As published on afr.com, Wednesday 25 January, 2023.

Federal Treasurer Jim Chalmers accused the nation’s largest accounting firm, PwC, of a “shocking breach of trust” after certain partners and staff leaked confidential information obtained while advising the government on measures to combat tax avoidance.

Dr Chalmers said the PwC partners who shared the secret information with clients and prospective clients had put at risk the established practice of government consulting business experts when developing policy.

The Treasurer said he was “absolutely furious, absolutely ropeable” and vowed to implement recommendations effectively ignored by the previous Coalition government to beef up the powers of the Tax Practitioners Board (TPB) to police the nation’s tax advisers.

“This is a shocking breach of trust, an appalling breach of trust,” he said. “And as a government that wants to be consultative where we can, it puts that sort of consultation at risk. It puts the quality of economic decision-making and policymaking at risk as well.”

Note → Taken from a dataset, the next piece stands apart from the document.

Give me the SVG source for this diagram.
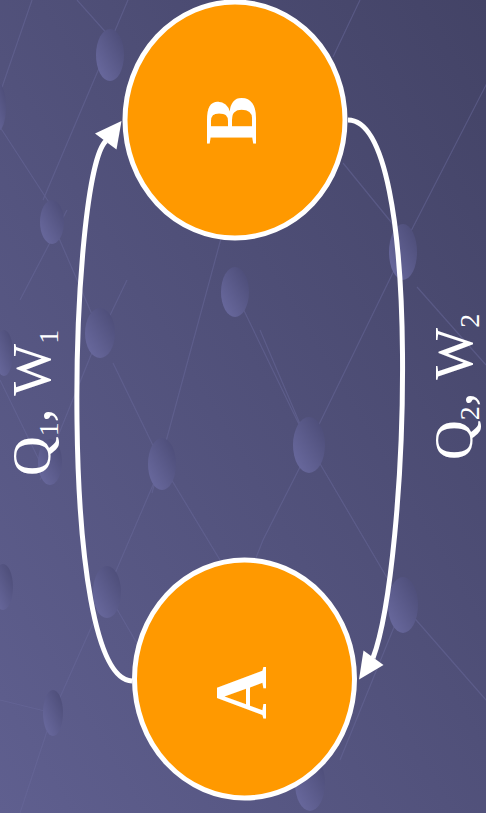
<svg xmlns="http://www.w3.org/2000/svg" width="486" height="813" viewBox="0 0 486 813">
<defs>
<linearGradient id="bg" x1="0" y1="1" x2="1" y2="0">
<stop offset="0" stop-color="#5f5f8f"/>
<stop offset="1" stop-color="#434366"/>
</linearGradient>
<linearGradient id="bub" x1="0" y1="1" x2="1" y2="0">
<stop offset="0" stop-color="#6c6ca2"/>
<stop offset="1" stop-color="#4a4a74"/>
</linearGradient>
<style>
.bub{fill:url(#bub);}
.lat{stroke:#6a6a9c;stroke-width:1.2;opacity:0.5;fill:none;}
.node{fill:#ff9900;stroke:#ffffff;stroke-width:5;}
.nl{font-family:"Liberation Serif","Times New Roman",serif;font-weight:bold;font-size:73px;fill:#ffffff;text-anchor:middle;}
.lbl{font-family:"Liberation Serif","Times New Roman",serif;font-size:55px;fill:#ffffff;}
.conn{fill:none;stroke:#ffffff;stroke-width:5;}
.head{fill:#ffffff;}
</style>
</defs>
<rect width="486" height="813" fill="url(#bg)"/>
<g id="background">
<path class="lat" d="M77,0 L110,37 M128,0 L43,200 M32,0 L0,93 M0,127 L52,207 M67,210 L20,300 M360,0 L333,57 M487,83 L410,233 M343,163 L400,233 M52,222 L100,333 M127,280 L90,357 M245,150 L152,493 M235,292 L309,445 M113,363 L162,464 M403,252 L309,445 M417,287 L486,365 M309,445 L403,605 M300,467 L263,540 M100,333 L40,480 M162,464 L107,592 M107,592 L53,713 M162,464 L220,560 M403,605 L340,760 M53,713 L20,813 M107,592 L170,700 M403,605 L486,700 M263,540 L200,700 M309,445 L260,330 M0,380 L40,462 M0,700 L53,713"/>
<ellipse class="bub" cx="110" cy="55" rx="14" ry="26"/>
<ellipse class="bub" cx="-2" cy="107" rx="8" ry="24"/>
<ellipse class="bub" cx="52" cy="222" rx="12" ry="22"/>
<ellipse class="bub" cx="235" cy="292" rx="14" ry="25"/>
<ellipse class="bub" cx="403" cy="252" rx="14" ry="28"/>
<ellipse class="bub" cx="100" cy="333" rx="15" ry="25"/>
<ellipse class="bub" cx="4" cy="353" rx="9" ry="23"/>
<ellipse class="bub" cx="162" cy="464" rx="14" ry="26"/>
<ellipse class="bub" cx="309" cy="445" rx="16" ry="28"/>
<ellipse class="bub" cx="50" cy="462" rx="12" ry="23"/>
<ellipse class="bub" cx="107" cy="592" rx="14" ry="26"/>
<ellipse class="bub" cx="3" cy="587" rx="10" ry="23"/>
<ellipse class="bub" cx="53" cy="713" rx="10" ry="23"/>
<ellipse class="bub" cx="403" cy="605" rx="15" ry="28"/>
<ellipse class="bub" cx="310" cy="783" rx="15" ry="28"/>
</g>
<g id="connectors">
<path class="conn" d="M132,681 C56,678 70,172 106,141"/>
<polygon class="head" points="121.5,121 95,133.5 116.5,149.5"/>
<path class="conn" d="M348,120 C425,120 408,565 373,658"/>
<polygon class="head" points="359,679.5 363.5,650.5 383.5,665"/>
</g>
<g id="node-B">
<ellipse class="node" cx="235" cy="120" rx="110" ry="118"/>
<text class="nl" transform="translate(256,120.5) rotate(-90)">B</text>
</g>
<g id="node-A">
<ellipse class="node" cx="244.5" cy="679" rx="110" ry="119"/>
<text class="nl" transform="translate(266,693) rotate(-90)">A</text>
</g>
<g id="label-1">
<text class="lbl" transform="translate(50,476) rotate(-90)">Q<tspan font-size="28" dy="8">1</tspan><tspan dy="-8">, W</tspan><tspan font-size="28" dy="8">1</tspan></text>
</g>
<g id="label-2">
<text class="lbl" transform="translate(472,460) rotate(-90)">Q<tspan font-size="28" dy="7">2</tspan><tspan dy="-7">, W</tspan><tspan font-size="28" dy="7">2</tspan></text>
</g>
</svg>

The TPB terminated the registration of PwC’s former head of international tax, Peter Collins, as a tax agent after a lengthy investigation found he had shared secret information about the government’s tax plans to other staff at PwC despite signing a series of confidentiality agreements from 2013 to 2018.

PwC was also found to have failed to regulate other partners and staff who knew the confidential information was going to be used to help clients sidestep new tax laws and market to new clients. The firm was ordered to train relevant partners and staff on how to handle conflicts of interest.

Dr Chalmers said he met with Assistant Treasurer Stephen Jones on Wednesday morning about the matter and asked for advice from the Treasury, the Board of Tax and the Tax Office about “any additional steps that we should be taking to protect the integrity of these processes”.

The Treasurer has also asked officials to examine whether the PwC breaches were a one-off or part of a pattern of behaviour.

“We want consultation to lead to better policy, not to lead to more profits for the people who are helping us with the consultation,” he said.

Experts in taxation and other policy areas play a key role in helping the government of the day develop laws that are effective.

“There is no consultation without trust, and we want to be able to consult in a meaningful way changes to the tax system are in prospect ... and [the] actions that we’ve seen alleged and reported cut across that,” he said.

Dr Chalmers said the consultation process was “absolutely essential” to good government and said he was seeking advice him on how the government could implement recommendations from the 2019 review into the TPB led by tax expert Keith James.

Former assistant treasurer Michael Sukkar on Tuesday rejected calls for the government to stop consulting PwC on tax policy after the breaches, saying that disciplinary action should be targeted at individuals rather than individual firms.